No conoceríamos a una voz tan sobresaliente del siglo XX, como la Constantin Kavafis, si no hubiésemos tenido a Riba, aunque Itaca esté secuestrada en los lamentos de Lluís Llach. Riba bebió en Ausiàs March y Petrarca; tradujo también a Hölderlin y a Rainer Maria Rilke. No soy nadie para dar ninguna lección, pero qué curioso, a Borràs solo le entran los suyos. Será porque su poesía, que ella quiere “colocar donde nadie la espera” (literal), es hija de la consigna.
En el fondo no se aparta de la sensiblería para no alejarse del Florido Pensil, el mundo mágico de rosario, albóndigas traídas de casa, jaculatorias y falda corta, que adornó su adolescencia de niña a lomos de papá. Como la mayoría de políticos, se ha dejado vencer por el espacio venal de la psicología, tratando de evitar el viento carnal del psicoanálisis o de su reverso, el examen de conciencia, prescrito en un confesionario apostólico y romano. Su sentido de la responsabilidad y su arrepentimiento caben juntos en un aria del Don Giovanni de Mozart, ópera bufa, según el catálogo del gran músico, basada en aquel Burlador de Tirso de Molina.
Su mejor arma se oculta entre la condescendencia risueña y la afabilidad pícara. Gana a golpe de afabilidad e inteligencia emocional, pero no culmina; tampoco quiere hollar el orgullo de su jefe, recluido en Waterloo. Los rasgos de su carácter, que ella magnifica, desmontan las novelas galantes del mundo victoriano y reafirman las chocolatadas de domingo en los jardines eclécticos, que fueron el patio trasero de las islas del Eixample barcelonés. Habla de Shakespeare sin haberse desprendido de Folch i Torres y de los Pasturets de rectoría.

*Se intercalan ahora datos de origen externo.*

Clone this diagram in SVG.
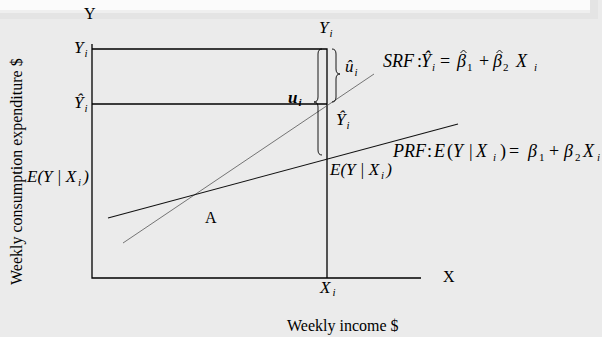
<svg xmlns="http://www.w3.org/2000/svg" width="602" height="337" viewBox="0 0 602 337">
<defs>
<style>
.t{font-family:"Liberation Serif","Times New Roman",serif;fill:#000;font-size:16px}
.m{font-family:"Liberation Serif","Times New Roman",serif;fill:#000;font-size:17px;font-style:italic}
.eq{font-family:"Liberation Serif","Times New Roman",serif;fill:#000;font-size:18px}
.it{font-style:italic}
.sub{font-size:11px;font-style:italic}
.num{font-size:11px;font-style:normal}
.ax{stroke:#000;stroke-width:1.3;fill:none}
.br{stroke:#000;stroke-width:0.9;fill:none}
.hat{stroke:#000;stroke-width:0.9;fill:none}
</style>
</defs>
<g id="background">
<rect x="0" y="0" width="602" height="337" fill="#ebebeb"/>
<rect x="0" y="0" width="598" height="19" fill="#e4e4e4"/>
<rect x="0" y="0" width="590" height="10" fill="#fbfbfb"/>
<rect x="0" y="10" width="590" height="3" fill="#efefef"/>
</g>
<g id="axes">
<path class="ax" d="M92,44 L92,278 L421,278"/>
<path class="ax" d="M92,49 L327,49 L327,278"/>
<path class="ax" d="M92,104 L327,104"/>
</g>
<g id="connectors">
<line id="srf-line" x1="123" y1="243" x2="374" y2="74" stroke="#555" stroke-width="0.8"/>
<line id="prf-line" x1="108" y1="218" x2="458" y2="124" stroke="#111" stroke-width="1.1"/>
<path id="brace-left" class="br" d="M322,49 Q318,49 318,54 L318,97 Q318,102 314,102 Q318,102 318,107 L318,150 Q318,155 322,155"/>
<path id="brace-right" class="br" d="M332,49 Q336,49 336,54 L336,69 Q336,74 340,74 Q336,74 336,79 L336,97 Q336,102 332,102"/>
</g>
<g id="labels">
<text class="t" x="84" y="19">Y</text>
<text class="t" x="443" y="282">X</text>
<text class="t" x="205" y="223">A</text>
<text class="t" x="287" y="331">Weekly income $</text>
<text class="t" transform="translate(22,285) rotate(-90)">Weekly consumption expenditure $</text>
<text class="m" x="74" y="53">Y<tspan class="sub" dx="1" dy="4">i</tspan></text>
<text class="m" x="74" y="108">Ŷ<tspan class="sub" dx="1" dy="4">i</tspan></text>
<text class="m" x="319" y="33">Y<tspan class="sub" dx="1" dy="4">i</tspan></text>
<text class="m" x="345" y="72">û<tspan class="sub" dx="1" dy="4">i</tspan></text>
<text class="m" x="288" y="103" font-weight="bold">u<tspan class="sub" dx="1" dy="3">i</tspan></text>
<text class="m" x="336" y="125">Ŷ<tspan class="sub" dx="1" dy="4">i</tspan></text>
<text class="m" x="320" y="293">X<tspan class="sub" dx="2" dy="3">i</tspan></text>
<text class="m" x="27" y="182">E(Y | X<tspan class="sub" dx="2" dy="4">i</tspan><tspan dx="2" dy="-4">)</tspan></text>
<text class="m" x="330" y="175">E(Y | X<tspan class="sub" dx="2" dy="4">i</tspan><tspan dx="2" dy="-4">)</tspan></text>
</g>
<g id="srf-equation">
<text class="eq" y="67"><tspan class="it" x="383">SRF</tspan><tspan x="417">:</tspan><tspan class="it" x="421">Ŷ</tspan><tspan class="sub" x="432" y="71">i</tspan><tspan x="440" y="67">=</tspan><tspan class="it" x="457">β</tspan><tspan class="num" x="467" y="71">1</tspan><tspan x="479" y="67">+</tspan><tspan class="it" x="493">β</tspan><tspan class="num" x="503" y="71">2</tspan><tspan class="it" x="516" y="67">X</tspan><tspan class="sub" x="534" y="71">i</tspan></text>
<path class="hat" d="M460.5,53 L463.5,50 L466.5,53"/>
<path class="hat" d="M496.5,53 L499.5,50 L502.5,53"/>
</g>
<g id="prf-equation">
<text class="eq" y="157"><tspan class="it" x="393">PRF</tspan><tspan x="427">:</tspan><tspan class="it" x="434">E</tspan><tspan x="447">(</tspan><tspan class="it" x="453">Y</tspan><tspan x="469">|</tspan><tspan class="it" x="476">X</tspan><tspan class="sub" x="493" y="161">i</tspan><tspan x="500" y="157">)</tspan><tspan x="509">=</tspan><tspan class="it" x="528">β</tspan><tspan class="num" x="539" y="161">1</tspan><tspan x="549" y="157">+</tspan><tspan class="it" x="564">β</tspan><tspan class="num" x="575" y="161">2</tspan><tspan class="it" x="583" y="157">X</tspan><tspan class="sub" x="597" y="161">i</tspan></text>
</g>
</svg>
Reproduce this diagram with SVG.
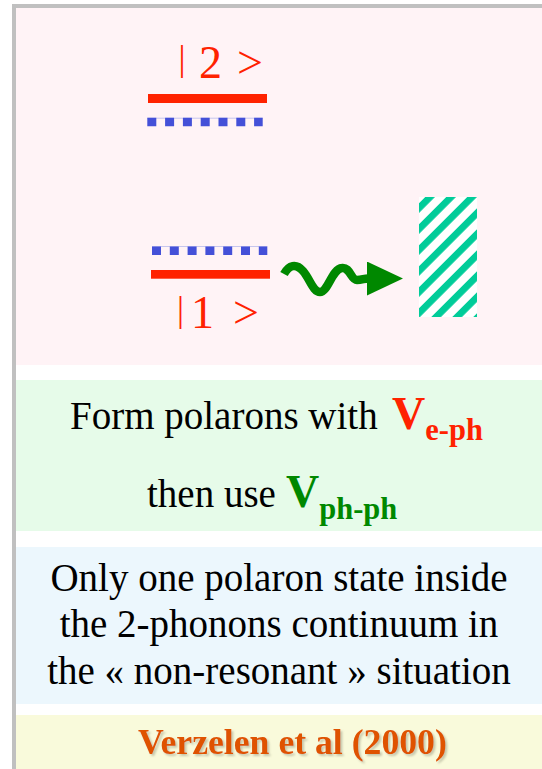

La vemos en el Congreso dando calabazas al Gobierno que contaba con su partido para mantener la frágil mayoría. Se acerca al abismo, allí donde algunos convocan el asalto a Moncloa, estilo pouch militar, con ministrables uniformados, como pide Vox. Alienta el fuego cruzado de la cámara legislativa, a pesar de que las primeras bajas sean las de sus camaradas. Usa los nombres de pila de sus contrincantes para rematar con el patronímico al presidente Sánchez (termina en ez y lo permite la Rae) en el momento álgido de su permanente queja. Se cree incólume, como las señoritas de colegio de jóvenes damas, que deambulaban antes por el Madrid de Recoletos, seguidas a distancia por un lacayo, cuya presencia solo se debía a cuestiones de prestigio social. Lejos del fuego ideológico, será comprendida y respetada por una sociedad civil, que nunca aceptará su ideología.
Sin apenas insinuarlo, Laura trata de ser un rosal silvestre entre ortigas. Se empeña en ser absolutamente comme il faut, pero no lo consigue. Su bamboleo en el Hemiciclo, en dirección a la tribuna de oradores, deja tras de sí un frufrú de enaguas, que sus señorías celebran con recato.